--- Available records ---

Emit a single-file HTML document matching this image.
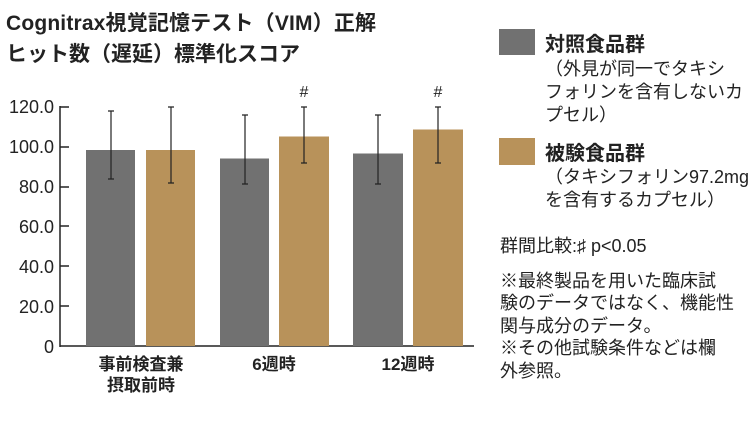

---
--- Available records ---

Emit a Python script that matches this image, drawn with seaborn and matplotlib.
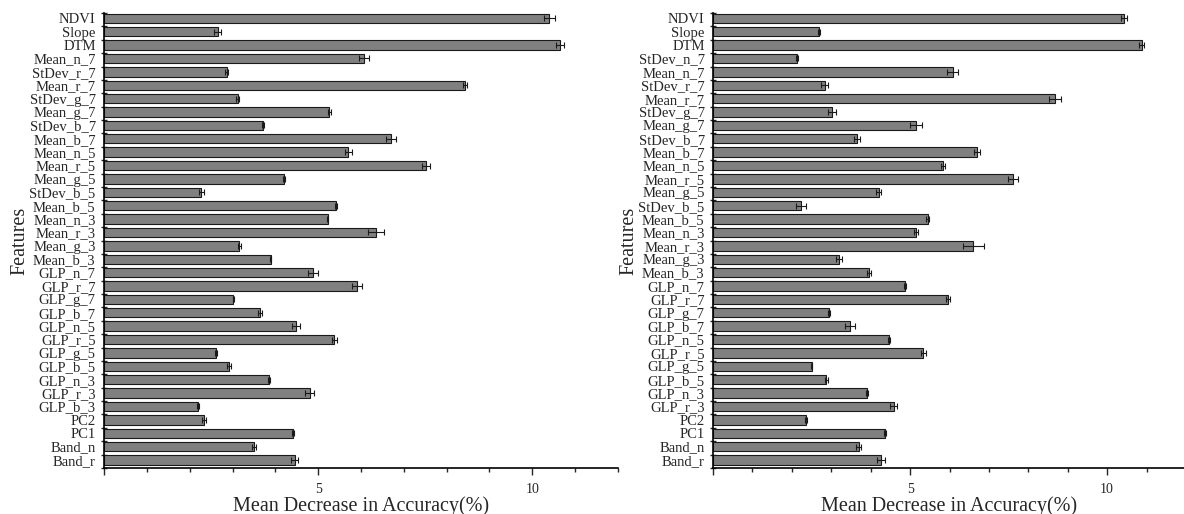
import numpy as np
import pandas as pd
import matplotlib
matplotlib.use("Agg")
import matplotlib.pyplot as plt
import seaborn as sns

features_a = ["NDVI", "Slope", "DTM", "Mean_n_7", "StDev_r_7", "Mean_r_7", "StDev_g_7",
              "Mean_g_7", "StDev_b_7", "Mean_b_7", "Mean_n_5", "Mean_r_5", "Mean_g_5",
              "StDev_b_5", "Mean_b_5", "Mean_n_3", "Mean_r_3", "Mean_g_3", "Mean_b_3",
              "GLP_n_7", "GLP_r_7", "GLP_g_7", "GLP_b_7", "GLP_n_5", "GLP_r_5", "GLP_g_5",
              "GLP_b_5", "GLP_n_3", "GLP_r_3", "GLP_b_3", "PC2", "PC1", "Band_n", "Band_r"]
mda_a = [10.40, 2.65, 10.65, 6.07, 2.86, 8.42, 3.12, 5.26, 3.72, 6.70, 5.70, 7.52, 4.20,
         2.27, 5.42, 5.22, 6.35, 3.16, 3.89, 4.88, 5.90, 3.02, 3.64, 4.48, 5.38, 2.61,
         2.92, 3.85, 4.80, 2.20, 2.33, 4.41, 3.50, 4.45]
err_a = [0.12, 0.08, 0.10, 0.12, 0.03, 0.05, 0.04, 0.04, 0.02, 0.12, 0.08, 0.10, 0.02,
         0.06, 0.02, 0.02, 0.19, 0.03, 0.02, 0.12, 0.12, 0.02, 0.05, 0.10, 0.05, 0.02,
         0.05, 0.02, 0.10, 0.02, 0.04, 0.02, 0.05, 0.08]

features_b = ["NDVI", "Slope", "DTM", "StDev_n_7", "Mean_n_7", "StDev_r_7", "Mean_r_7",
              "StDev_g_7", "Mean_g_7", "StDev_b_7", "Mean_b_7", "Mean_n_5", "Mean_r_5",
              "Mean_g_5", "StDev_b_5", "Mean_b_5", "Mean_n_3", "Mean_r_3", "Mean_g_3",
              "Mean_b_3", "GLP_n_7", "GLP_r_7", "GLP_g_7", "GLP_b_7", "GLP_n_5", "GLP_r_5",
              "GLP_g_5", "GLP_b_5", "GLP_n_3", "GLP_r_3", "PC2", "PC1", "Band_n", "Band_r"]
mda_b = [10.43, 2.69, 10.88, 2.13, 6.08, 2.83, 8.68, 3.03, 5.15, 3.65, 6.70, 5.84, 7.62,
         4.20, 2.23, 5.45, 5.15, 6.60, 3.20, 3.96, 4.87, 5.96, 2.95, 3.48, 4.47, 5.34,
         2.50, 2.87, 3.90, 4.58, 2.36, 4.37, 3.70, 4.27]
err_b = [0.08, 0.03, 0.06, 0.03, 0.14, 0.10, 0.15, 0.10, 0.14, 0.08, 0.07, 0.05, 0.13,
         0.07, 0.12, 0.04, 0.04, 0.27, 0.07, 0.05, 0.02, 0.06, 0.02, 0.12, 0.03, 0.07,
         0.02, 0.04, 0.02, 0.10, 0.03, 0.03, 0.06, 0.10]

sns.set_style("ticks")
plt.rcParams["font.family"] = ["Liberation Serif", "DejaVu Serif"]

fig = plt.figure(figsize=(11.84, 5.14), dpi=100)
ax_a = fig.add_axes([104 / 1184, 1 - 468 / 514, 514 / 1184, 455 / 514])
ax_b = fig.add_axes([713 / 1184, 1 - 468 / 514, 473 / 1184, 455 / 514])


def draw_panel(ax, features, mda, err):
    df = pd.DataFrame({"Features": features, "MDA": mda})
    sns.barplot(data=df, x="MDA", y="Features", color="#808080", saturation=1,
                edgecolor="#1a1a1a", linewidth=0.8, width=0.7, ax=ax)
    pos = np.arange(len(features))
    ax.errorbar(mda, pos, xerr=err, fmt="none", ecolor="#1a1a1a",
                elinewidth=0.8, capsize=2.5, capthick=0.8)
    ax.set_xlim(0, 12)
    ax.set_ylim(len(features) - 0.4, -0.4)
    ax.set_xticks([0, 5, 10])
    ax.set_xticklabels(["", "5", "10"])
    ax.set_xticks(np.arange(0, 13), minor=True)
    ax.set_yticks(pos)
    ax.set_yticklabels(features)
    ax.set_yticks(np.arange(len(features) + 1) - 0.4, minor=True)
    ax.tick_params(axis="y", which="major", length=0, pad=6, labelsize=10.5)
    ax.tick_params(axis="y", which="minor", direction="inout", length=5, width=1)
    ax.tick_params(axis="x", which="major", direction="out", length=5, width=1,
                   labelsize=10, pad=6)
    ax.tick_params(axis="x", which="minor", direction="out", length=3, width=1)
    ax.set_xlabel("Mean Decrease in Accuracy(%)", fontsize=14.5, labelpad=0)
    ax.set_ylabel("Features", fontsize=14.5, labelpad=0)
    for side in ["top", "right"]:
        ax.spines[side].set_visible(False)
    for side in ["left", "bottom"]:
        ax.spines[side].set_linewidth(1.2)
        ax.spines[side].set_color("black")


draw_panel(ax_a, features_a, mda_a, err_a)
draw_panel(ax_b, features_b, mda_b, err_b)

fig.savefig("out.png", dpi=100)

---
--- Available records ---

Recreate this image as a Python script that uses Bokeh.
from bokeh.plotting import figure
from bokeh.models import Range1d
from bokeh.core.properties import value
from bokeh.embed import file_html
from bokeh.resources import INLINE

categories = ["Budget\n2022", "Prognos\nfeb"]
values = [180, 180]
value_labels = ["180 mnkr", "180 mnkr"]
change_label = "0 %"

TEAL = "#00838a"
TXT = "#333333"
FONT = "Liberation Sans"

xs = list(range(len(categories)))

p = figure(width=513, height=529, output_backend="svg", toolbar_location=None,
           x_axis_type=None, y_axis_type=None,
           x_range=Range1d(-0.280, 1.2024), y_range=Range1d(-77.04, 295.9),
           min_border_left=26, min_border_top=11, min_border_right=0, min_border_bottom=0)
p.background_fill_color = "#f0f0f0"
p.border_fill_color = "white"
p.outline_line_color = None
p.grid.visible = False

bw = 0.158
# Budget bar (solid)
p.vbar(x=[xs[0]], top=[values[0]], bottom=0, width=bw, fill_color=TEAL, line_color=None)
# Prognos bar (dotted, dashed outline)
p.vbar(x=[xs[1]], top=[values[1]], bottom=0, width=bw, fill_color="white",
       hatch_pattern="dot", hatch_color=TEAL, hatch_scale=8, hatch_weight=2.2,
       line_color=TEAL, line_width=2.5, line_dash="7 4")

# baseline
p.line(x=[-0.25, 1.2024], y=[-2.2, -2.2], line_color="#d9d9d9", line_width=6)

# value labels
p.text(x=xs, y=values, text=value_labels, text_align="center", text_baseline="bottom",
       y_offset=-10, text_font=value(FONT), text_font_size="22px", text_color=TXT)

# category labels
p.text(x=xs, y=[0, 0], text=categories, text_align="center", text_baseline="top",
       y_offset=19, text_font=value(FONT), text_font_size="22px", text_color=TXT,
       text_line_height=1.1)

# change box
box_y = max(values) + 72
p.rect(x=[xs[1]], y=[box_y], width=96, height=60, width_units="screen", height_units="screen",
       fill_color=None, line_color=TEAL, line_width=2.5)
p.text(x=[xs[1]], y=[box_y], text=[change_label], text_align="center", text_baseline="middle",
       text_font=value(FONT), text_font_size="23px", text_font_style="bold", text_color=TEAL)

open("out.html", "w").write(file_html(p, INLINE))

---

(The task)
Using the records above, list each line that includes "matplotlib".

(Output for this exercise)
Emit a Python script that matches this image, drawn with seaborn and matplotlib.
import matplotlib
matplotlib.use("Agg")
import matplotlib.pyplot as plt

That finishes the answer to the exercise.